Da ist sie wohl nicht zu finden. Sondern es scheint, daß ein bestimmter kleiner, aber stabiler Anteil von Homosexuellen evolutionär von Vorteil war.

Männer, die zusammenhielten. Die gemeinsam mit ihrem "Liebling" kämpften, wie das die alten Griechen nannten.

Sokrates war wohl so einer. Vor seinem Bettgenossen möchte keiner ein Feigling sein. Also ist er tapfer, und der Bettgenosse lohnt es ihm.

Und sozusagen am anderen Ufer: Frauen, die einander helfen und beglücken. Auch das ist gut für die Gesellschaft.



Es hat sie immer gegeben, es wird sie immer geben, die Homosexualität.

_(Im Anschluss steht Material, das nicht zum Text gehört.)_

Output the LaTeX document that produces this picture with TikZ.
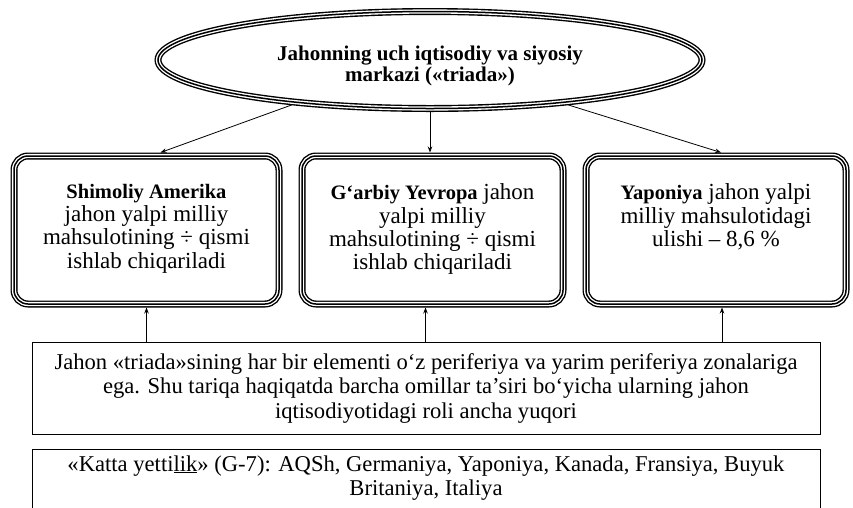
\documentclass[tikz,border=0pt]{standalone}
\usepackage{fontspec}
\setmainfont{Liberation Serif}
\usetikzlibrary{arrows.meta,shapes.geometric}
\begin{document}
\begin{tikzpicture}[x=1pt,y=-1pt,
  triple/.style={preaction={draw,line width=7pt},preaction={draw,white,line width=4.2pt},draw,line width=1.5pt},
  rbox/.style={triple,rounded corners=14pt,inner sep=0pt,outer sep=3.5pt,minimum height=148pt},
  ellbox/.style={triple,ellipse,inner sep=0pt,outer sep=3.5pt,minimum width=544pt,minimum height=97pt},
  plainbox/.style={draw,line width=0.9pt,minimum width=788pt},
  conn/.style={line width=0.8pt,-{Stealth[length=6pt,width=4.5pt]}},
  bodyfont/.style={font=\fontsize{23}{23.3}\selectfont},
  lowfont/.style={font=\fontsize{22.6}{24.5}\selectfont}
]
\newcommand{\bfx}[1]{{\fontsize{20.5}{23}\selectfont\bfseries #1}}
\useasboundingbox (0,0) rectangle (853,507);

% central ellipse
\node[ellbox] (ell) at (430,60) {};
\node[font=\fontsize{21}{21.5}\selectfont\bfseries,align=center] (title) at (430,66)
  {Jahonning uch iqtisodiy va siyosiy\\markazi («triada»)};

% three rounded boxes
\node[rbox,minimum width=265pt,bodyfont] (b1) at (146.5,230)
  {\begin{minipage}[c][92pt][t]{255pt}\centering
   \bfx{Shimoliy Amerika}\\jahon yalpi milliy\\mahsulotining ÷ qismi\\ishlab chiqariladi\end{minipage}};
\node[rbox,minimum width=261pt,bodyfont] (b2) at (432.5,230)
  {\begin{minipage}[c][92pt][t]{251pt}\centering
   \bfx{G‘arbiy Yevropa} jahon\\yalpi milliy\\mahsulotining ÷ qismi\\ishlab chiqariladi\end{minipage}};
\node[rbox,minimum width=260pt,bodyfont] (b3) at (716,230)
  {\begin{minipage}[c][92pt][t]{250pt}\centering
   \bfx{Yaponiya} jahon yalpi\\milliy mahsulotidagi\\ulishi – 8,6 \%\end{minipage}};

% lower boxes
\node[plainbox,minimum height=92pt,align=center,lowfont] (lb) at (426,388)
  {Jahon «triada»sining har bir elementi o‘z periferiya va yarim periferiya zonalariga\\
   ega. Shu tariqa haqiqatda barcha omillar ta’siri bo‘yicha ularning jahon\\
   iqtisodiyotidagi roli ancha yuqori};
\node[plainbox,anchor=north,inner sep=6pt,minimum height=65pt,lowfont] (kg) at (426,449)
  {\begin{minipage}[c][53pt][t]{770pt}\centering
   «Katta yetti\underline{lik}» (G-7): AQSh, Germaniya, Yaponiya, Kanada, Fransiya, Buyuk\\
   Britaniya, Italiya\end{minipage}};

% connectors from the ellipse
\draw[conn] (ell.198) -- ([xshift=14pt]b1.north);
\draw[conn] (ell.south) -- (ell.south |- b2.north);
\draw[conn] (ell.342) -- ([xshift=5pt]b3.north);

% connectors from the lower box
\draw[conn] (b1.south |- lb.north) -- (b1.south);
\draw[conn] ([xshift=-7pt]b2.south |- lb.north) -- ([xshift=-7pt]b2.south);
\draw[conn] ([xshift=6pt]b3.south |- lb.north) -- ([xshift=6pt]b3.south);
\end{tikzpicture}
\end{document}
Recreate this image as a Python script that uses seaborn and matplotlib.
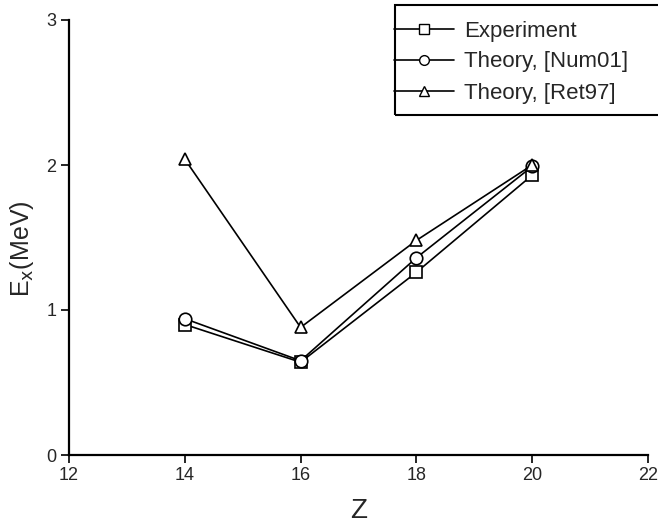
import matplotlib
matplotlib.use("Agg")
import matplotlib.pyplot as plt
import seaborn as sns
import pandas as pd
from matplotlib.lines import Line2D
from matplotlib.patches import Rectangle

Z = [14, 16, 18, 20]
experiment = [0.90, 0.64, 1.26, 1.93]
theory_num01 = [0.94, 0.65, 1.36, 1.99]
theory_ret97 = [2.04, 0.88, 1.48, 2.00]
labels = ["Experiment", "Theory, [Num01]", "Theory, [Ret97]"]

rows = []
for lab, vals in zip(labels, [experiment, theory_num01, theory_ret97]):
    for z, v in zip(Z, vals):
        rows.append({"Z": z, "E": v, "series": lab})
df = pd.DataFrame(rows)

sns.set_theme(style="ticks")
plt.rcParams['font.family'] = ['Liberation Sans', 'DejaVu Sans']

W, H = 658, 526
fig = plt.figure(figsize=(W/100, H/100), dpi=100)
ax = fig.add_axes([69/W, 1 - 455/H, (648-69)/W, (455-20)/H])

sns.lineplot(data=df, x="Z", y="E", hue="series", style="series",
             palette=["black"]*3, markers={"Experiment": "s", "Theory, [Num01]": "o", "Theory, [Ret97]": "^"},
             dashes=False, markersize=9, markerfacecolor="white", markeredgecolor="black",
             markeredgewidth=1.2, linewidth=1.2, ax=ax, legend=False)

ax.set_xlim(12, 22)
ax.set_ylim(0, 3)
ax.set_xticks([12, 14, 16, 18, 20, 22])
ax.set_yticks([0, 1, 2, 3])
ax.tick_params(labelsize=13, length=6, width=1.2, direction="out", color="black", pad=3)
for s in ["left", "bottom"]:
    ax.spines[s].set_linewidth(1.6)
    ax.spines[s].set_color("black")
sns.despine(ax=ax)
ax.set_xlabel("Z", fontsize=20, labelpad=10)
ax.set_ylabel(r"E$_\mathrm{x}$(MeV)", fontsize=18)
ax.yaxis.set_label_coords(-33/579, 0.475)

mk = ["s", "o", "^"]
handles = [Line2D([0], [0], color="black", lw=1.2, marker=m, markersize=7,
                  markerfacecolor="white", markeredgecolor="black") for m in mk]
leg = fig.legend(handles, labels, loc="center left", bbox_to_anchor=(383/W, 1 - 62/H),
                 fontsize=16, frameon=False, borderpad=0.5,
                 handlelength=2.7, handletextpad=0.45, labelspacing=0.45, borderaxespad=0)
fig.patches.append(Rectangle((395/W, 1 - 115/H), 300/W, 110/H, transform=fig.transFigure,
                             fill=False, edgecolor="black", linewidth=1.5, clip_on=False))

fig.savefig("out.png", dpi=100)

Daß sie genetisch begründet ist, geht schon aus dem simplen Sachverhalt hervor, daß der Prozentsatz der Homosexuellen in allen Kulturen, zu allen Zeiten stabil ist: Mehr als drei Prozent, weniger als zehn Prozent.

Das ist die Marge der Schätzungen. Natürlich eine breite Marge, aber auch wieder nicht eine unerträglich breite.

Natürlich möchten die Homosexuellen gern, daß sie viele sind. Natürlich möchten andere, daß sie wenige sind. Aber minimal drei, maximal zehn Prozent - das ist die Spannweite.

Der wahrscheinlichste Wert könnte fünf Prozent sein. Das war jedenfalls mein Eindruck, nachdem ich dazu ein wenig gelesen hatte.